Champions League finalists and La Liga winners Real Madrid are seldom held up as a great example of how to run a football club but the La Liga champions have turned their philosophy of winning into the game’s greatest success story, writes Adam Bate.
In this era of philosophies and holistic approaches, visions and beliefs, the models that are held up as aspirational are those at the likes of Barcelona and Ajax. A culture of youth development is seen as more attractive than mere success. Domestically, for example, Chelsea are champions but the approach that has delivered it is still scorned by some.
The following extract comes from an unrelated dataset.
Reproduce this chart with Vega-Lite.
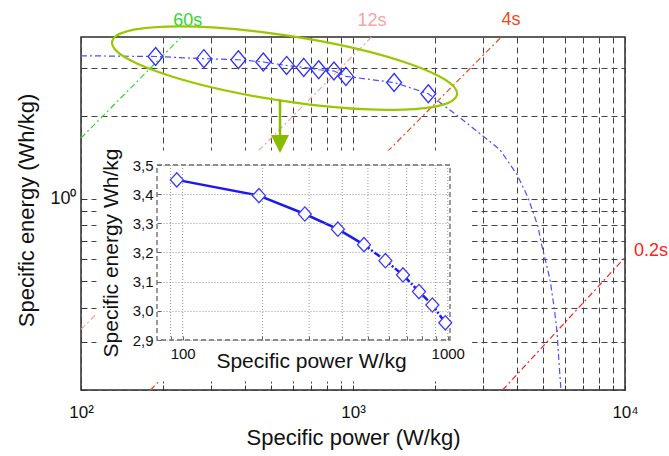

Sky Sports pundit Jamie Carragher summed up that sentiment midway through the Premier League season. “There are things I don’t particularly like about Chelsea – namely the way they treat managers at certain times,” he explained. “But I think there’s a ruthlessness at Chelsea that goes right through the club that says we don’t accept second best.”
That in itself is a philosophy of sorts. It’s the philosophy of winning and it’s one that will be fully in evidence in Cardiff at the weekend where Real Madrid, the club that has come to define such thinking, will take on Italian champions Juventus looking to add a 12th European Cup to their already incomparable collection.
Madrid’s very purpose is to be the best. As a result, trophies, like superstar signings, are a means of demonstrating that superiority. This is the language in which president Florentino Perez is most fluent. Zinedine Zidane? “The world’s best coach,” says Perez. Karim Benzema? “The world’s best No 9,” he claims. A Galactico mentality for the Galactico club.
When Barcelona are the ones who succeed instead, it is customary even within the Spanish capital to highlight the contrast. “They have had a plan and idea,” former president Ramon Calderon once said of great rivals Barcelona. “Here, at Real Madrid, that doesn’t happen. We go from one coach to another without any criteria, without planning anything.”
What is sometimes overlooked is that it works.
Pep Guardiola delivered two European Cups in four seasons at Barcelona, but Madrid are 90 minutes away from a third in four attempts. Zidane is hoping to see his team become the first back-to-back winners of the Champions League era. They are on course for a sixth win in 20 years – a period in which no other club has lifted old big ears more than three times.
It is an obsession. When the players got off the plane after winning the ninth European Cup in 2002, the fans were waiting for them and already chanting for the tenth. That trophy – La Decima – was what Gareth Bale spoke of immediately upon his arrival. But as soon as that was achieved the phrase La Undecima was introduced to the lexicon instead. Insatiable.
Now it is the 12th that they seek. Still they demand more. When a Spanish record 40-game unbeaten run came to an end earlier this year, it did not take much for fresh talk of crisis to re-emerge. Top of the table but still being talked down. “You’d think we were battling relegation,” remarked Zidane as his management was questioned.
Cristiano Ronaldo has been on the receiving end too, booed in a 2-1 win over Malaga in January. Outside of the Bernabeu, such behaviour is regarded as odd. But the players and fans are alike. The whistling that greeted Ronaldo’s misses only echoes the anger that the man himself is fond of directing at team-mates who disappoint. Only the best will do.
There are those who wonder what this Madrid team is all about. Is there a defining style or is the influential Isco’s inclusion entirely dependent upon Gareth Bale’s fitness? Does Zidane have a grand vision or is he no more than an enabler for Ronaldo and the rest to take things in any direction that they so choose?
But perhaps such concerns miss the point. Madrid is a club that finds its unity in one shared purpose. The goal is to win. When neighbours Atletico were dispatched in the semi-finals, team captain Sergio Ramos explained the victory in those terms. “Because no one can beat our will to win,” he said. This is the Madrid credo and it trumps all.
The definition of a philosophy is “a theory or attitude that acts as a guiding principle for behaviour”. It does not matter how many Ballon d’Or winners are booed. Nor is it significant how many trophy-laden managers are dispensed with. This philosophy of winning remains. Do not be surprised if it helps guide Real Madrid to glory yet again on Saturday night.